Which Factors Influence International Research Collaboration in Africa?

  • Hugo ConfrariaEmail author
  • Jaco Blanckenberg
  • Charl Swart
Part of the Sustainable Development Goals Series book series (SDGS)


It is commonly accepted that international research collaboration improves scientists’ abilities and performance. In this chapter, we investigate the question: what are the characteristics of African researchers who collaborate more often with international partners?. Data are taken from Web of Science and a survey that collected detailed information about the individual characteristics of 2954 African researchers in 42 African countries. We use descriptive statistics and an econometric model to discern the characteristics that are associated with higher levels of collaboration with researchers outside Africa. Overall, our results suggest that, on average, researchers who did their doctoral studies outside of Africa, had the opportunity to move abroad (over the past 3 years) and received a higher share of international funding (over the past 3 years), are more likely to collaborate more frequently with researchers outside of Africa. In our conclusions, we discuss that beyond increasing the availability of mobility scholarships and the amount of research funding for African scientists, policymakers and international organisations should also think in incentives to keep long-term research interactions and try to avoid unequal partnerships.

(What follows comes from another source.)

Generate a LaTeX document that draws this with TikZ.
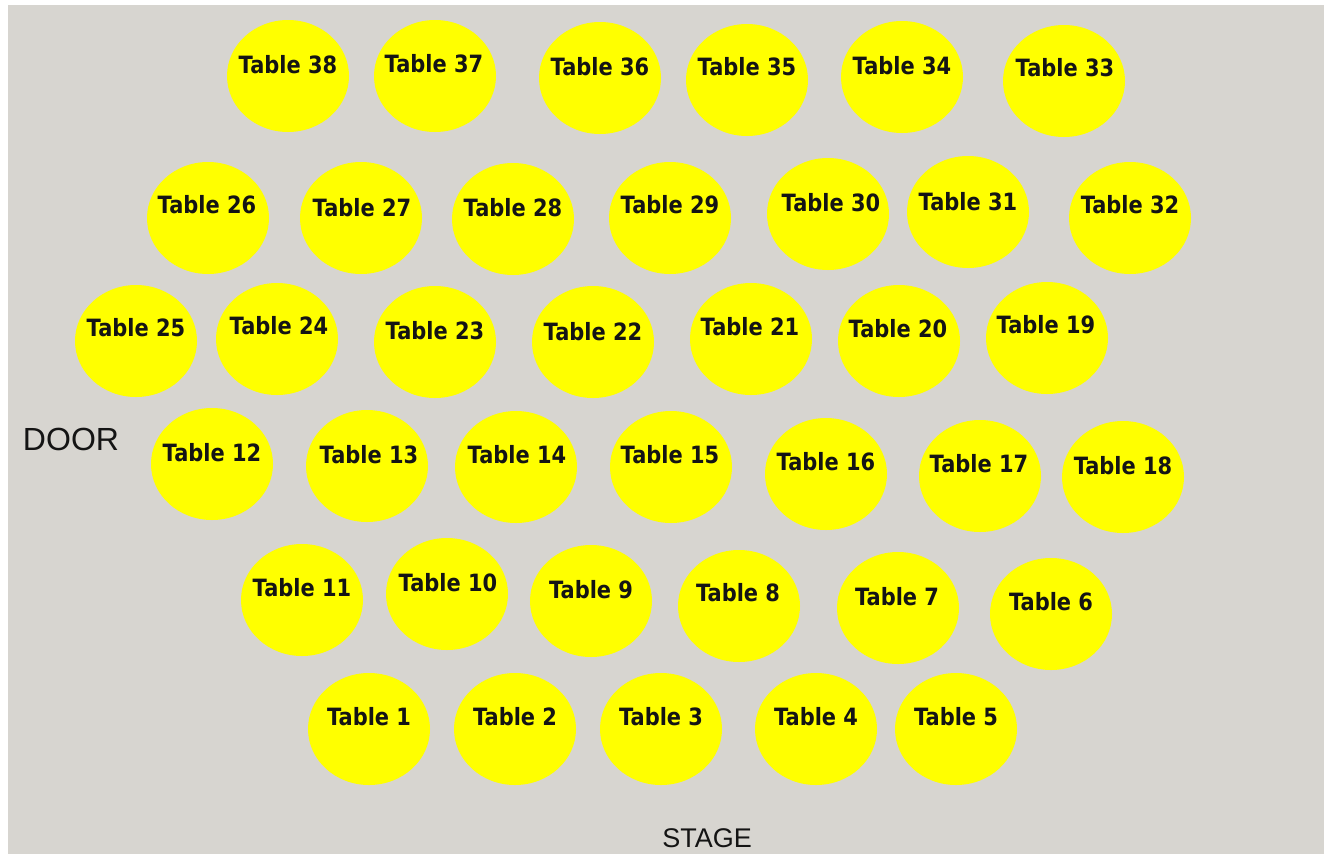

Research collaboration African science Scientific capabilities Research policy 



The authors would like to thank Robin Cowan, Catherine Beaudry and Johann Mouton for their contributions. The authors also thank Rodrigo Costas for providing valuable data. This article also benefited from comments made by the participants of the book workshop on ‘Africa and Sustainable Development Goals’ (Cape Town) and Globelics 2018 conference (Accra). The authors acknowledge support from the Young Scientists in Africa project funded by Robert Bosch Stiftung and the International Development Research Centre (IDRC). Any remaining error is the authors.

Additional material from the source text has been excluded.